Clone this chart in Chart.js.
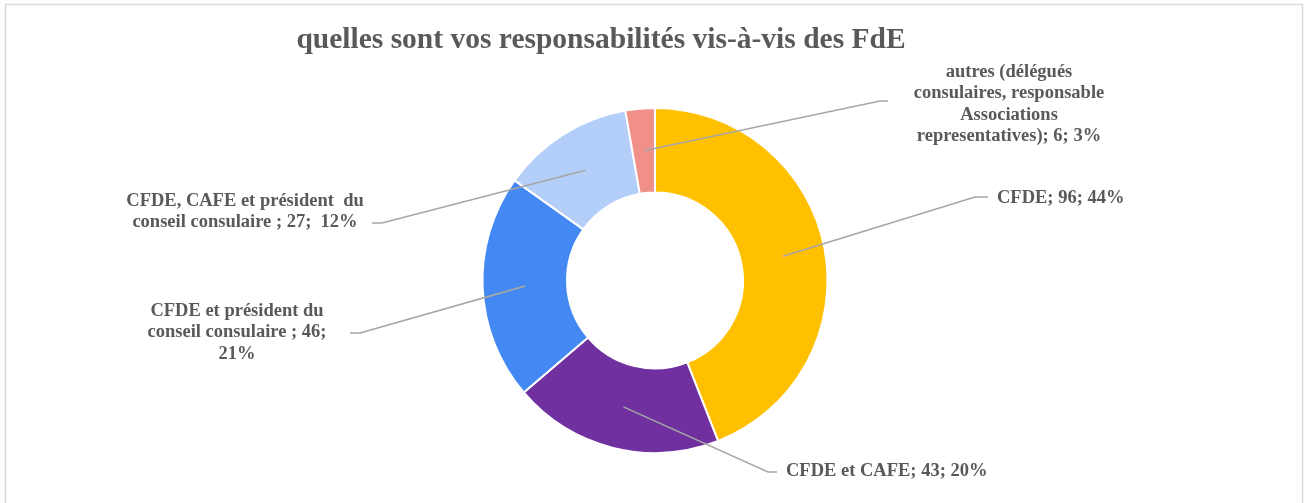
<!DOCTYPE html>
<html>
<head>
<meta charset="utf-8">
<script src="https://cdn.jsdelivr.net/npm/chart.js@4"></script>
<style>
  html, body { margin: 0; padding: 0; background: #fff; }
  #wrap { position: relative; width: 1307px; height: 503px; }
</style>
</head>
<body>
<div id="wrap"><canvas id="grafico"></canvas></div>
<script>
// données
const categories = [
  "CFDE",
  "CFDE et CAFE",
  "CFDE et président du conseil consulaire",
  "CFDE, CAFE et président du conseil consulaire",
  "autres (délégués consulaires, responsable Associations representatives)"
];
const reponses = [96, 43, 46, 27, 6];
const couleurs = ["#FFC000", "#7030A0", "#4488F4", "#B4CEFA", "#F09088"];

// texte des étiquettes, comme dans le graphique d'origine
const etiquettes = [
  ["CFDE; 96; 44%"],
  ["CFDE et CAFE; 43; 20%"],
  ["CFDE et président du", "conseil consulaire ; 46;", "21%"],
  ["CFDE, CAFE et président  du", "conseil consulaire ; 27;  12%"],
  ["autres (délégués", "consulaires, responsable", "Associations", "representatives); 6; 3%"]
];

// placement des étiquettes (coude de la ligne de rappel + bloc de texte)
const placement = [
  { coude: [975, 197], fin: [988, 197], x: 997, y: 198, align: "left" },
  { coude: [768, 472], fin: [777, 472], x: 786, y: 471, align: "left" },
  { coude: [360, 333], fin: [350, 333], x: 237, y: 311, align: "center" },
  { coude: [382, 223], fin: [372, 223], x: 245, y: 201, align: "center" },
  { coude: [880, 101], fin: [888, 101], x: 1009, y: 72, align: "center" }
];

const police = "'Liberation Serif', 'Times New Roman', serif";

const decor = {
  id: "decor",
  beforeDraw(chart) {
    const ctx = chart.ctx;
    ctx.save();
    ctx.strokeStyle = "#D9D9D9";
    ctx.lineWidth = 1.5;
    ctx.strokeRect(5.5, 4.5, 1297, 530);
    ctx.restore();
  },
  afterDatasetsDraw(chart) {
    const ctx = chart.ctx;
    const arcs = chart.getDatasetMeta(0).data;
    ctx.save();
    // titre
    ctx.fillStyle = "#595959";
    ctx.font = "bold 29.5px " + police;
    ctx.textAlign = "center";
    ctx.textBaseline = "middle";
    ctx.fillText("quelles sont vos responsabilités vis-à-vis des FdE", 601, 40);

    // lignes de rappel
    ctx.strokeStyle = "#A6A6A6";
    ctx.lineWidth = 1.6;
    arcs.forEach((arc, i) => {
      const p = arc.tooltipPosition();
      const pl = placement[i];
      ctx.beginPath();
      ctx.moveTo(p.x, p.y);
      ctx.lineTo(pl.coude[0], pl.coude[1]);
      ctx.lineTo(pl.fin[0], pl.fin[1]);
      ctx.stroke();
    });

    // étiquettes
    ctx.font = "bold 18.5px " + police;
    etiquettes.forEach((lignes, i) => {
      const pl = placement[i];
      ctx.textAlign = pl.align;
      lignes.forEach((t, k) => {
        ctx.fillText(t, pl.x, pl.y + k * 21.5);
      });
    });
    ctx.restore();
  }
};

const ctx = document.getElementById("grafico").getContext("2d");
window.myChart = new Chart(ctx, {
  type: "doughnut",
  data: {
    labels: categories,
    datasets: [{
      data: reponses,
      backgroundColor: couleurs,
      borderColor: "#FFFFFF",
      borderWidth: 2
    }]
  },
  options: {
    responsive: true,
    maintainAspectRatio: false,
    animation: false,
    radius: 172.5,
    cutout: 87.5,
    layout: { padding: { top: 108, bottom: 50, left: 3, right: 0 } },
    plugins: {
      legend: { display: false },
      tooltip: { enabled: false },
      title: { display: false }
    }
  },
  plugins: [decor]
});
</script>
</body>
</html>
* * * *
* **WRITTEN REQUEST**
Copy nothing but the lines from the top of the material through the line holding "Serif', 'Times New", exactly as written; omit pictures.

* **OUTPUT OF THE TASK**
Clone this chart in Chart.js.
<!DOCTYPE html>
<html>
<head>
<meta charset="utf-8">
<script src="https://cdn.jsdelivr.net/npm/chart.js@4"></script>
<style>
  html, body { margin: 0; padding: 0; background: #fff; }
  #wrap { position: relative; width: 1307px; height: 503px; }
</style>
</head>
<body>
<div id="wrap"><canvas id="grafico"></canvas></div>
<script>
// données
const categories = [
  "CFDE",
  "CFDE et CAFE",
  "CFDE et président du conseil consulaire",
  "CFDE, CAFE et président du conseil consulaire",
  "autres (délégués consulaires, responsable Associations representatives)"
];
const reponses = [96, 43, 46, 27, 6];
const couleurs = ["#FFC000", "#7030A0", "#4488F4", "#B4CEFA", "#F09088"];

// texte des étiquettes, comme dans le graphique d'origine
const etiquettes = [
  ["CFDE; 96; 44%"],
  ["CFDE et CAFE; 43; 20%"],
  ["CFDE et président du", "conseil consulaire ; 46;", "21%"],
  ["CFDE, CAFE et président  du", "conseil consulaire ; 27;  12%"],
  ["autres (délégués", "consulaires, responsable", "Associations", "representatives); 6; 3%"]
];

// placement des étiquettes (coude de la ligne de rappel + bloc de texte)
const placement = [
  { coude: [975, 197], fin: [988, 197], x: 997, y: 198, align: "left" },
  { coude: [768, 472], fin: [777, 472], x: 786, y: 471, align: "left" },
  { coude: [360, 333], fin: [350, 333], x: 237, y: 311, align: "center" },
  { coude: [382, 223], fin: [372, 223], x: 245, y: 201, align: "center" },
  { coude: [880, 101], fin: [888, 101], x: 1009, y: 72, align: "center" }
];

const police = "'Liberation Serif', 'Times New Roman', serif";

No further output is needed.